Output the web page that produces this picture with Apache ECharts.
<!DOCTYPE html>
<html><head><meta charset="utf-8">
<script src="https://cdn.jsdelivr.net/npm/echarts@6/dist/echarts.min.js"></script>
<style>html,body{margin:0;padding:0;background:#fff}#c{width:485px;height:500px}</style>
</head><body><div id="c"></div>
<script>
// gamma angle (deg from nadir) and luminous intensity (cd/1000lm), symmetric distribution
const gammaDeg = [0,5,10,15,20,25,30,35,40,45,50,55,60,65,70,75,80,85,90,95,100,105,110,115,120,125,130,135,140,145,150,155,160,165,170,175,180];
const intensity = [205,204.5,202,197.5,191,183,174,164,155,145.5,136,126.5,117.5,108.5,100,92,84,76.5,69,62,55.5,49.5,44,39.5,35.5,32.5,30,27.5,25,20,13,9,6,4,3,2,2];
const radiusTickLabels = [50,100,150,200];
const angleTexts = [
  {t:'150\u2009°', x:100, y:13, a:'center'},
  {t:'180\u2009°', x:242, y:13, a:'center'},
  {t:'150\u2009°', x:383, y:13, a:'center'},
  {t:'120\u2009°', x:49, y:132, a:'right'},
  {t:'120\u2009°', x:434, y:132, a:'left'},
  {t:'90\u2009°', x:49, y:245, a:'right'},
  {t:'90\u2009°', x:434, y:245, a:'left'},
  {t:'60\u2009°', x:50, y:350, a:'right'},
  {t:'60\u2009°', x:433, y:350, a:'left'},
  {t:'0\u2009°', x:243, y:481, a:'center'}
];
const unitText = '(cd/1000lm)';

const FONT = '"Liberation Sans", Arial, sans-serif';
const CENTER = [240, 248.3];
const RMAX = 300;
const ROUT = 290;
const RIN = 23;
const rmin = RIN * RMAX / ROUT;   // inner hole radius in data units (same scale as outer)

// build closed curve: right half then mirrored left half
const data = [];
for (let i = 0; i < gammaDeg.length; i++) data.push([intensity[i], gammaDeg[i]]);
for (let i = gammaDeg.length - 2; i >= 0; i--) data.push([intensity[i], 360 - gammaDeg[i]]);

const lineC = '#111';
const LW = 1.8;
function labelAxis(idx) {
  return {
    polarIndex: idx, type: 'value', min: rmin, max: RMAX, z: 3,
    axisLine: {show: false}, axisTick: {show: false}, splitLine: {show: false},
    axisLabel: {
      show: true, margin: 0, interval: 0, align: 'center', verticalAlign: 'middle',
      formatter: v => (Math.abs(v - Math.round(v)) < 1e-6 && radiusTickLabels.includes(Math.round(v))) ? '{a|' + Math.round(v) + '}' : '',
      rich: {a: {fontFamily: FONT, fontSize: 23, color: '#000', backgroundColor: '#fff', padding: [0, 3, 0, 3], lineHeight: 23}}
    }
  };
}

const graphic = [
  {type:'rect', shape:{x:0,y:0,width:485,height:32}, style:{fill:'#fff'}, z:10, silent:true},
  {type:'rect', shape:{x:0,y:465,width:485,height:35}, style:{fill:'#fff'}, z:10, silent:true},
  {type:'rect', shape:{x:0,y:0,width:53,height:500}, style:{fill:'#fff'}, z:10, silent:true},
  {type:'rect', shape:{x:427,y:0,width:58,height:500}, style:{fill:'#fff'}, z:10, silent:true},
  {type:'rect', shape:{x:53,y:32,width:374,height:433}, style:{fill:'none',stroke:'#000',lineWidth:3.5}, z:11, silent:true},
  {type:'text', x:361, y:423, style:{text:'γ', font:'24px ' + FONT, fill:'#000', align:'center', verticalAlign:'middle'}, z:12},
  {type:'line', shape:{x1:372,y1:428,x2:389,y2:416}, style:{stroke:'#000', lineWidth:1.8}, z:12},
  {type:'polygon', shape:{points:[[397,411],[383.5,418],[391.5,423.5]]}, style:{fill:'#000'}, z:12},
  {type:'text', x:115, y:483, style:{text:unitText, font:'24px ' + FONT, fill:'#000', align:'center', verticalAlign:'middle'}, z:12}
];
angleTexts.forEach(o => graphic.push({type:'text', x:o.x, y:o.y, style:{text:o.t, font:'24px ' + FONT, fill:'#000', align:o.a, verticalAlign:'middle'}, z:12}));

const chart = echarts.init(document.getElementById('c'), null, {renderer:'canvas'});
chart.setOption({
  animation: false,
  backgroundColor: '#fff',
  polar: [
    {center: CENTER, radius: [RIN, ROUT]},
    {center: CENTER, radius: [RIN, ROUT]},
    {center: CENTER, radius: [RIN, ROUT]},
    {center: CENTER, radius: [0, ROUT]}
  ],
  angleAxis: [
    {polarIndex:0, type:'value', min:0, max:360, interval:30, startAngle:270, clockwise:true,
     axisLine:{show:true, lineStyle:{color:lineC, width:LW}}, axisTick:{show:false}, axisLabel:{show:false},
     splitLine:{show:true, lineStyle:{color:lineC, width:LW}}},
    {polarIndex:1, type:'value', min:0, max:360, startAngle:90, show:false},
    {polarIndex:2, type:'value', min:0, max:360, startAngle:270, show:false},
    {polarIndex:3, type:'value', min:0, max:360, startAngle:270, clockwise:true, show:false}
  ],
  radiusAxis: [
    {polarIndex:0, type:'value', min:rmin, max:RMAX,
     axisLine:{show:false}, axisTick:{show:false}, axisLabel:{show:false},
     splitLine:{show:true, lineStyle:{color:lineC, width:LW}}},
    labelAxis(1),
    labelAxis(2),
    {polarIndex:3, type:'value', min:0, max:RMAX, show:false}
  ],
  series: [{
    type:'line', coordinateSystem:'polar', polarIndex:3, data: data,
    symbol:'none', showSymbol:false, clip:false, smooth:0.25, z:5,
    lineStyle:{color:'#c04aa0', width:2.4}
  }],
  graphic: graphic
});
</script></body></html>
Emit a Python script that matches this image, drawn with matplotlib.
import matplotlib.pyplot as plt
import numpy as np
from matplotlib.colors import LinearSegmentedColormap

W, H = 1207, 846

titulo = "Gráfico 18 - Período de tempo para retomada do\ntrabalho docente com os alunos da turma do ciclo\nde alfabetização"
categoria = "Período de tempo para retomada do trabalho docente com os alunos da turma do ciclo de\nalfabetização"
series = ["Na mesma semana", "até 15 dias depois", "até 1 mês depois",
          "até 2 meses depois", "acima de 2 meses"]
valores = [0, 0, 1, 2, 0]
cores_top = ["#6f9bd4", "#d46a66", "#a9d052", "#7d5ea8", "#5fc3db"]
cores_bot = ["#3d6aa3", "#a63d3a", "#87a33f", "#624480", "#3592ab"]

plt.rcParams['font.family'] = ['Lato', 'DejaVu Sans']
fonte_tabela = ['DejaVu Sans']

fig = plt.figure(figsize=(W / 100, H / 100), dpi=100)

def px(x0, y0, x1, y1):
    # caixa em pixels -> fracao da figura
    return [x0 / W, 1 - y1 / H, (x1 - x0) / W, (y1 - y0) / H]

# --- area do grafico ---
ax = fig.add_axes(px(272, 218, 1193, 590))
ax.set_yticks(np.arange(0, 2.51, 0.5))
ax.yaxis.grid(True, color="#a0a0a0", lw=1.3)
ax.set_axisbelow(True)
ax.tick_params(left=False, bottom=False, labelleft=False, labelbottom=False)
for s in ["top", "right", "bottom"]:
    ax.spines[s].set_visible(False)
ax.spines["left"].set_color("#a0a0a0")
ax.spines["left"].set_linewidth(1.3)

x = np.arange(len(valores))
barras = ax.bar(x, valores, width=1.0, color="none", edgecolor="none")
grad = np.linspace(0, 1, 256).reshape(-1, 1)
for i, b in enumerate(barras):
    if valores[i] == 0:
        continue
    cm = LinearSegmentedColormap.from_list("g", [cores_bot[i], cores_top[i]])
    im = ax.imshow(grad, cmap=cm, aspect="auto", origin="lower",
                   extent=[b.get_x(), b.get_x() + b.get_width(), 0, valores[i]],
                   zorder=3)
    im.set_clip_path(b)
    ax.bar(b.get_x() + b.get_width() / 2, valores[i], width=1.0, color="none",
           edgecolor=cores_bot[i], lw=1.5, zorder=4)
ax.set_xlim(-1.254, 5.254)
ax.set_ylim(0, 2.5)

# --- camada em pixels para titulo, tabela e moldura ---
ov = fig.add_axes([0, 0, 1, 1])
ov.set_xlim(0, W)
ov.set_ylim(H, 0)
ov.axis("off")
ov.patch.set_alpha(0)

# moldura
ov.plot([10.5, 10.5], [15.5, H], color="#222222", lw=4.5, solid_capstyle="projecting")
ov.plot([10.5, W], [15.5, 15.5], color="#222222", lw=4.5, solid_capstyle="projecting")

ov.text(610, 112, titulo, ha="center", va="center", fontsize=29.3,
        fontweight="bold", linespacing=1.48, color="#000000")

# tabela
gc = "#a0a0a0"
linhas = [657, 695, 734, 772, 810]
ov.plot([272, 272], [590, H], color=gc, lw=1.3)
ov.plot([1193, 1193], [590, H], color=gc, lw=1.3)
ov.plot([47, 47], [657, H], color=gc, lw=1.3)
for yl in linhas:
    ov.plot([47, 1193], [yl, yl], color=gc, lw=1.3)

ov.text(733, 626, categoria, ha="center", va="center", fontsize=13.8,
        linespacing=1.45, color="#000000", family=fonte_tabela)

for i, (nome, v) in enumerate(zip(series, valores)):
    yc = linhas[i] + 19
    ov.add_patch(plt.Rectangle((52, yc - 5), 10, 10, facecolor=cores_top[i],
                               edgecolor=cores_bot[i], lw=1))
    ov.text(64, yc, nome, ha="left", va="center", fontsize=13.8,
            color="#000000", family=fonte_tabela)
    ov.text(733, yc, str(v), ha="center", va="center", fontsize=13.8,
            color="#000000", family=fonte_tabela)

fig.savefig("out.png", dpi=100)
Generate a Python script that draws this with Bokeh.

•••

Tally up how many lines in the preceding listing contain the word "that". Give nothing but the number.

### FINAL RESULT
3